= Pycard =

English or French Medieval and Renaissance transitional composer

Pycard, also spelt Picard and Picart (late 14th century - early 15th century) was an English or French Medieval and Renaissance transitional composer.

He may have served in John of Gaunt's household in the 1390s as 'Jehan Pycard alias Vaux'. The name "Picard" suggests a French origin, but his music is regarded as being in an English tradition. He is one of the most prolific composers represented in the Old Hall Manuscript (British Library: Additional 57950), with nine works from it attributed to him. His music is in the ars nova style, and is unusual in its virtuosity.

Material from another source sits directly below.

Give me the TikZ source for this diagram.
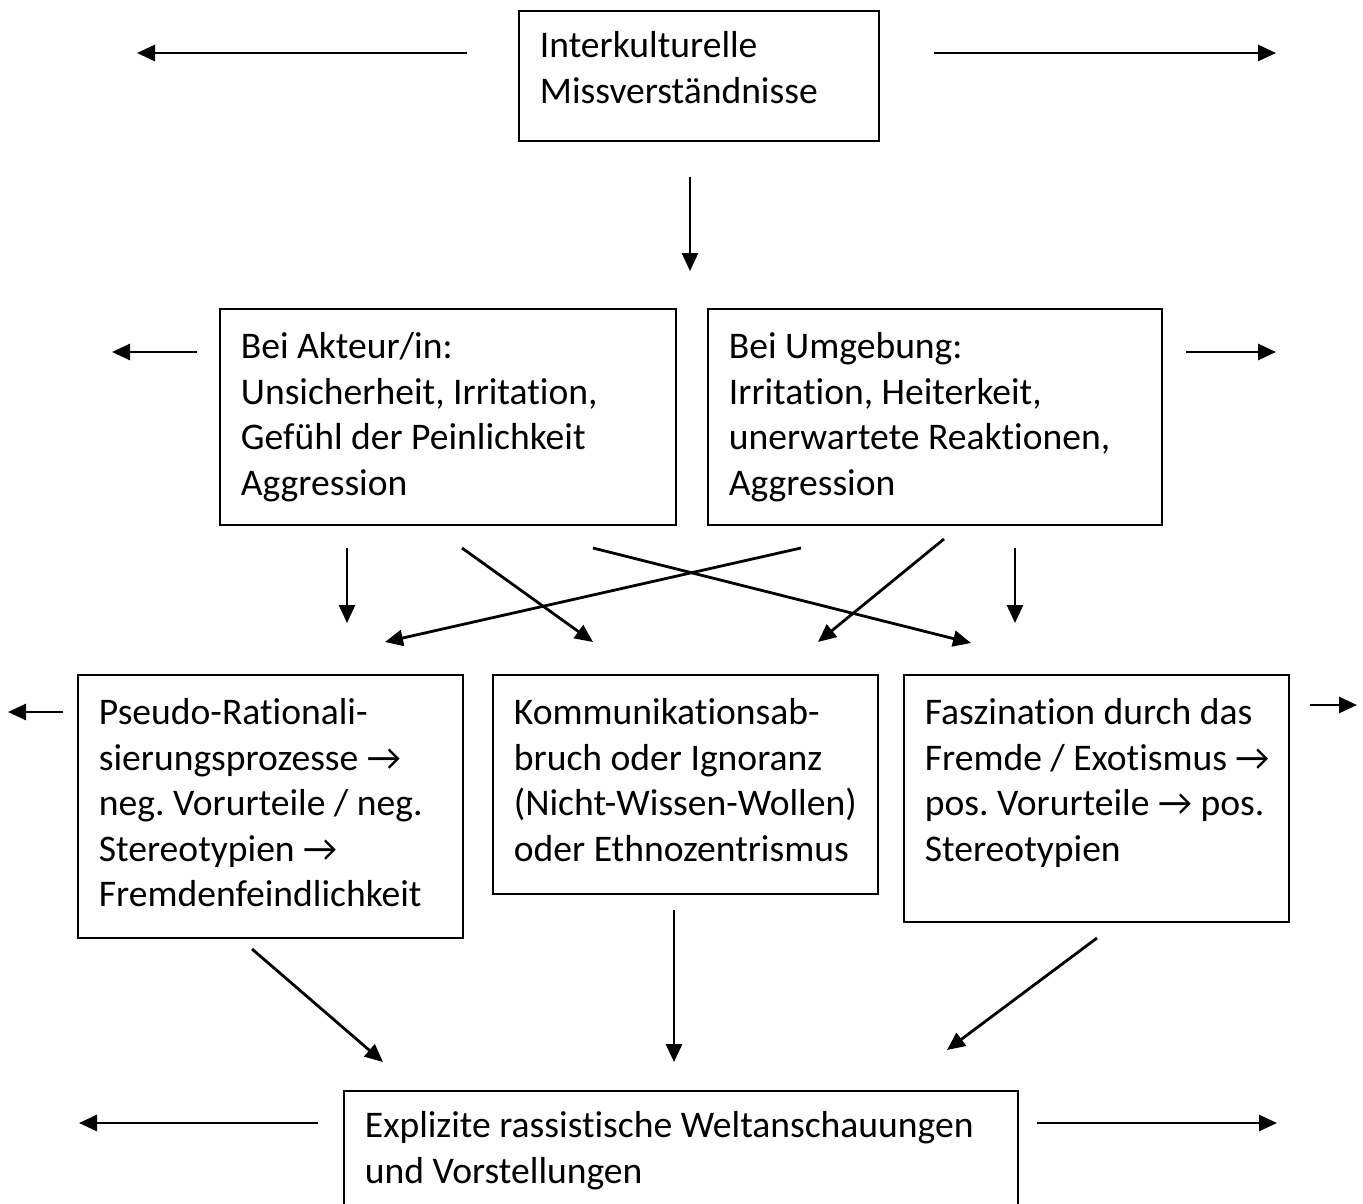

A Gloria by Pycard in the Old Hall Manuscript illustrates the sophistication of his isorhythmic techniques. Each quarter note in the lower part equals 4½ quarter notes in the upper parts, creating an uneven ratio of 4:9 that causes the parts to lose synchronization. The lower part then steadily contracts in a series of Pythagorean proportions (12:9:8:6) until the parts come back into alignment. Indeed, Taruskin writes:

 So sophisticated is this music, so given was Pycard to mathematical and canonic wizardry in the other eight pieces preserved under his name in Old Hall, and so suspiciously Gallic is his name (cf. the ancient northern-French province of Picardie), that it has been suggested that he was actually a French composer whose works are preserved for some reason in an English manuscript (and in only one other, a fragment, also English).